Q: Do Gilt’s facilities use packaging-on-demand or any specialized packaging solutions?
A: We don’t use packaging-on-demand. I don’t have anything against it, but we haven’t looked into it. We have several different box sizes, but an order may include a clock, a mixing bowl, and a designer suit. The packing process is automated to a point, but packers have to make judgment calls.
Q: How do you handle reverse logistics?
A: If customers want to return an item, they go to the Gilt website within 21 days, and print a return shipping label for U.S. Postal Service pickup. The product ships to our reverse logistics partner, Newgistics, which builds 53-foot loads for milk runs from its facilities into Louisville. We receive forecasted return quantities, so we know what to expect.
We unload the shipments, check goods in, and confirm whether they can go back to stock or are damaged. Then we issue the customer refund.
Q: What are your plans for overseas investment or expansion?
A: We ship to more than 100 countries. We’re seeing traction all over the world, including Canada, Russia, Australia, and Korea. These are great markets for us, and business is increasing significantly month over month.

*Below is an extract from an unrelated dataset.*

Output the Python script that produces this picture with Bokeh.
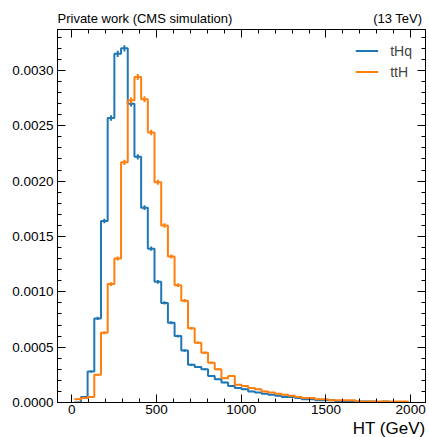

Q: What challenges do you see on the horizon for e-commerce businesses?
A: Consumers can buy the same item on many different websites, so the customer experience is key. Gilt invests in its product division—and the product is the site. We work hard to ensure Gilt doesn’t look like any other site.
To be successful, e-commerce companies must pay attention to the entire sales process. Do customers receive the item they expect, on time and undamaged? Is the unboxing experience fun?
We try to make it special. We invest in our boxes and packaging, because it’s important to us that customers enjoy their Gilt experience and come back to shop again. That’s the most important thing.